In some ways, I admire devout Muslims for praying five times a day.
I mean… Five times a day. That’s commitment! As a Christian, I sometimes have to force myself to pray just once a day, especially when that day is a weekend.
Admirable or not, however, the rigidity of when those Middle Eastern prayers have to be made isn’t necessarily compatible with American business. That’s what Ariens, a Wisconsin lawn mower and snow blower maker (that’s rather unfortunately named, given the circumstances), found out the hard way.
With some 53 staunchly Muslim Somalian refugees working at its plant, it initially allowed two additional five-minute breaks per shift for those employees.
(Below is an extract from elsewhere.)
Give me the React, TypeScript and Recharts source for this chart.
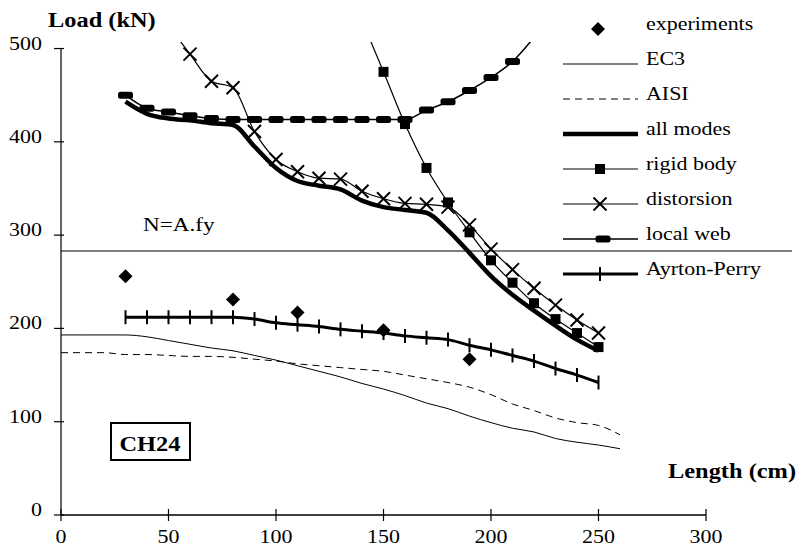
import React from 'react';
import { ComposedChart, Line, XAxis, YAxis, ReferenceLine, Customized } from 'recharts';

// ---------- data ----------
const experimentsX = [30, 80, 110, 150, 190];
const experimentsY = [256, 231, 217, 198, 167];

const ec3X = [0, 10, 20, 30, 40, 50, 60, 70, 80, 90, 100, 110, 120, 130, 140, 150, 160, 170, 180, 190, 200, 210, 220, 230, 240, 250, 260];
const ec3Y = [193, 193, 193, 193, 191, 187, 183, 179, 176, 171, 166, 160, 154, 148, 141, 135, 128, 120, 114, 106, 99, 93, 89, 82, 78, 75, 71];

const aisiX = [0, 10, 20, 30, 40, 50, 60, 70, 80, 90, 100, 110, 120, 130, 140, 150, 160, 170, 180, 190, 200, 210, 220, 230, 240, 250, 260];
const aisiY = [174, 174, 174, 172, 172, 171, 170, 170, 169, 167, 165, 162, 160, 158, 156, 154, 150, 146, 142, 137, 129, 119, 112, 104, 99, 96, 86];

const allModesX = [30, 40, 50, 60, 70, 80, 90, 100, 110, 120, 130, 140, 150, 160, 170, 180, 190, 200, 210, 220, 230, 240, 250];
const allModesY = [443, 430, 425, 423, 420, 418, 395, 372, 358, 353, 349, 337, 330, 327, 324, 305, 281, 256, 236, 219, 203, 188, 176];

const rigidX = [140, 150, 160, 170, 180, 190, 200, 210, 220, 230, 240, 250];
const rigidY = [530, 475, 419, 372, 335, 303, 273, 249, 227, 210, 195, 180];

const distX = [50, 60, 70, 80, 90, 100, 110, 120, 130, 140, 150, 160, 170, 180, 190, 200, 210, 220, 230, 240, 250];
const distY = [525, 494, 465, 458, 411, 381, 368, 361, 360, 347, 339, 334, 333, 330, 311, 285, 263, 243, 225, 209, 195];

const localWebX = [30, 40, 50, 60, 70, 80, 90, 100, 110, 120, 130, 140, 150, 160, 170, 180, 190, 200, 210, 220];
const localWebY = [450, 436, 432, 428, 425, 424, 424, 424, 424, 424, 424, 424, 424, 424, 434, 443, 455, 469, 486, 512];

const apX = [30, 40, 50, 60, 70, 80, 90, 100, 110, 120, 130, 140, 150, 160, 170, 180, 190, 200, 210, 220, 230, 240, 250];
const apY = [212, 212, 212, 212, 212, 212, 210, 206, 204, 202, 199, 197, 195, 192, 190, 188, 182, 177, 171, 165, 157, 150, 142];

const squashLoad = 283;
const xTicks = [0, 50, 100, 150, 200, 250, 300];
const yTicks = [0, 100, 200, 300, 400, 500];
const legendLabels = ['experiments', 'EC3', 'AISI', 'all modes', 'rigid body', 'distorsion', 'local web', 'Ayrton-Perry'];

const toPts = (xs: number[], ys: number[]) => xs.map((x, i) => ({ x, y: ys[i] }));
const experiments = toPts(experimentsX, experimentsY);
const ec3 = toPts(ec3X, ec3Y);
const aisi = toPts(aisiX, aisiY);
const allModes = toPts(allModesX, allModesY);
const rigid = toPts(rigidX, rigidY);
const dist = toPts(distX, distY);
const localWeb = toPts(localWebX, localWebY);
const ap = toPts(apX, apY);

// ---------- styling helpers ----------
const FONT = "'Liberation Serif', 'Times New Roman', serif";
const SX = 1.22;

function T({ x, y, children, size = 18, bold = false, anchor = 'start' }: any) {
  return (
    <text
      transform={`translate(${x},${y}) scale(${SX},1)`}
      fontFamily={FONT}
      fontSize={size}
      fontWeight={bold ? 'bold' : 'normal'}
      textAnchor={anchor}
      fill="#000"
    >
      {children}
    </text>
  );
}

const Diamond = ({ cx, cy }: any) => (
  <polygon points={`${cx},${cy - 7} ${cx + 7},${cy} ${cx},${cy + 7} ${cx - 7},${cy}`} fill="#000" />
);
const Square = ({ cx, cy }: any) => <rect x={cx - 5} y={cy - 5} width={10} height={10} fill="#000" />;
const Cross = ({ cx, cy }: any) => (
  <g stroke="#000" strokeWidth={2}>
    <line x1={cx - 6.5} y1={cy - 6.5} x2={cx + 6.5} y2={cy + 6.5} />
    <line x1={cx - 6.5} y1={cy + 6.5} x2={cx + 6.5} y2={cy - 6.5} />
  </g>
);
const Dash = ({ cx, cy }: any) => <rect x={cx - 7.5} y={cy - 3.5} width={15} height={7} rx={2.5} fill="#000" />;
const Plus = ({ cx, cy }: any) => <line x1={cx} y1={cy - 7} x2={cx} y2={cy + 7} stroke="#000" strokeWidth={2} />;

const dotFn = (Comp: any) => (p: any) => {
  if (p.cx == null || p.cy == null) return <g key={p.index} />;
  return <Comp key={p.index} cx={p.cx} cy={p.cy} />;
};

const YTick = (p: any) => {
  const { x, y, payload } = p;
  return (
    <g>
      <line x1={x - 7} x2={x + 3} y1={y} y2={y} stroke="#000" strokeWidth={1.2} />
      <T x={x - 19} y={y + 1} anchor="end">{payload.value}</T>
    </g>
  );
};

const XTick = (p: any) => {
  const { x, y, payload } = p;
  return (
    <g>
      <line x1={x} x2={x} y1={y - 6} y2={y + 6} stroke="#000" strokeWidth={1.2} />
      <T x={x} y={y + 28} anchor="middle">{payload.value}</T>
    </g>
  );
};

const Overlay = () => {
  const rowY = (i: number) => 29 + 35 * i;
  const lx1 = 563;
  const lx2 = 638;
  const mx = 600;
  return (
    <g>
      <T x={48} y={27} size={20} bold>Load (kN)</T>
      <T x={668} y={478} size={20} bold>Length (cm)</T>
      <T x={143} y={231} size={19}>N=A.fy</T>
      <rect x={111} y={423} width={79} height={37} fill="none" stroke="#000" strokeWidth={2} />
      <T x={150} y={451} size={20} bold anchor="middle">CH24</T>
      {/* legend */}
      <Diamond cx={mx - 2} cy={rowY(0)} />
      <line x1={lx1} x2={lx2} y1={rowY(1)} y2={rowY(1)} stroke="#000" strokeWidth={1} />
      <line x1={lx1} x2={lx2} y1={rowY(2)} y2={rowY(2)} stroke="#000" strokeWidth={1} strokeDasharray="7 5" />
      <line x1={lx1} x2={lx2} y1={rowY(3)} y2={rowY(3)} stroke="#000" strokeWidth={4.5} />
      <line x1={lx1} x2={lx2} y1={rowY(4)} y2={rowY(4)} stroke="#000" strokeWidth={1.2} />
      <Square cx={mx} cy={rowY(4)} />
      <line x1={lx1} x2={lx2} y1={rowY(5)} y2={rowY(5)} stroke="#000" strokeWidth={1.2} />
      <Cross cx={mx} cy={rowY(5)} />
      <line x1={lx1} x2={lx2} y1={rowY(6)} y2={rowY(6)} stroke="#000" strokeWidth={1.5} />
      <Dash cx={mx + 3} cy={rowY(6)} />
      <line x1={lx1} x2={lx2} y1={rowY(7)} y2={rowY(7)} stroke="#000" strokeWidth={3} />
      <Plus cx={mx} cy={rowY(7)} />
      {legendLabels.map((l, i) => (
        <T key={l} x={646} y={rowY(i) + 1}>{l}</T>
      ))}
    </g>
  );
};

export default function App() {
  return (
    <div style={{ position: 'absolute', left: 0, top: 0, background: '#fff' }}>
      <ComposedChart width={802} height={551} margin={{ top: 42, right: 10, bottom: 6, left: 21 }}>
        <XAxis
          type="number"
          dataKey="x"
          domain={[0, 340]}
          ticks={xTicks}
          allowDataOverflow
          axisLine={false}
          tickLine={false}
          tickSize={0}
          tickMargin={0}
          height={30}
          tick={XTick}
          interval={0}
        />
        <YAxis
          type="number"
          dataKey="y"
          domain={[0, 507]}
          ticks={yTicks}
          allowDataOverflow
          axisLine={false}
          tickLine={false}
          tickSize={0}
          tickMargin={0}
          width={40}
          tick={YTick}
          interval={0}
        />
        <ReferenceLine segment={[{ x: 0, y: 0 }, { x: 300, y: 0 }]} stroke="#000" strokeWidth={1.5} />
        <ReferenceLine segment={[{ x: 0, y: 0 }, { x: 0, y: 500 }]} stroke="#000" strokeWidth={1.2} />
        <ReferenceLine y={squashLoad} stroke="#000" strokeWidth={1.2} />

        <Line data={ec3} dataKey="y" type="monotone" stroke="#000" strokeWidth={1} dot={false} isAnimationActive={false} />
        <Line data={aisi} dataKey="y" type="monotone" stroke="#000" strokeWidth={1} strokeDasharray="7 5" dot={false} isAnimationActive={false} />
        <Line data={ap} dataKey="y" type="monotone" stroke="#000" strokeWidth={3} dot={dotFn(Plus)} isAnimationActive={false} />
        <Line data={allModes} dataKey="y" type="monotone" stroke="#000" strokeWidth={4.5} dot={false} isAnimationActive={false} />
        <Line data={rigid} dataKey="y" type="monotone" stroke="#000" strokeWidth={1.2} dot={dotFn(Square)} isAnimationActive={false} />
        <Line data={dist} dataKey="y" type="monotone" stroke="#000" strokeWidth={1.2} dot={dotFn(Cross)} isAnimationActive={false} />
        <Line data={localWeb} dataKey="y" type="monotone" stroke="#000" strokeWidth={1.5} dot={dotFn(Dash)} isAnimationActive={false} />
        <Line data={experiments} dataKey="y" stroke="none" strokeWidth={0} dot={dotFn(Diamond)} isAnimationActive={false} />
        <Customized component={Overlay} />
      </ComposedChart>
    </div>
  );
}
As of January 25, however, it’s changing its policy since the “manufacturing environment does not allow for unscheduled breaks in production.”
That was Ariens’ official statement on the subject, with CEO Dan Ariens adding, “If I’m on a team of assemblers of ten and two out, all ten of them have to stop, not just the two.” Moreover, “When the team sees that some are getting unscheduled breaks, paid or unpaid, it just doesn’t seem fair to the rest.”
Many of the Muslim workers, naturally, aren’t thrilled with that decision. Which I get. Really. The new policy makes it easier for Ariens at their expense.
However, Ariens is the one in charge. It’s the one with a bottom line to worry about, customers to satisfy and a larger workforce to take into account. So it’s well within its rights here, both from a legal and ethical standpoint.
Likewise, I’m not trying to be a jerk when I say these Muslim workers are now in the Christian-based America, not their native Somalia. If they want to stay here, they need to figure out how to do things the American way.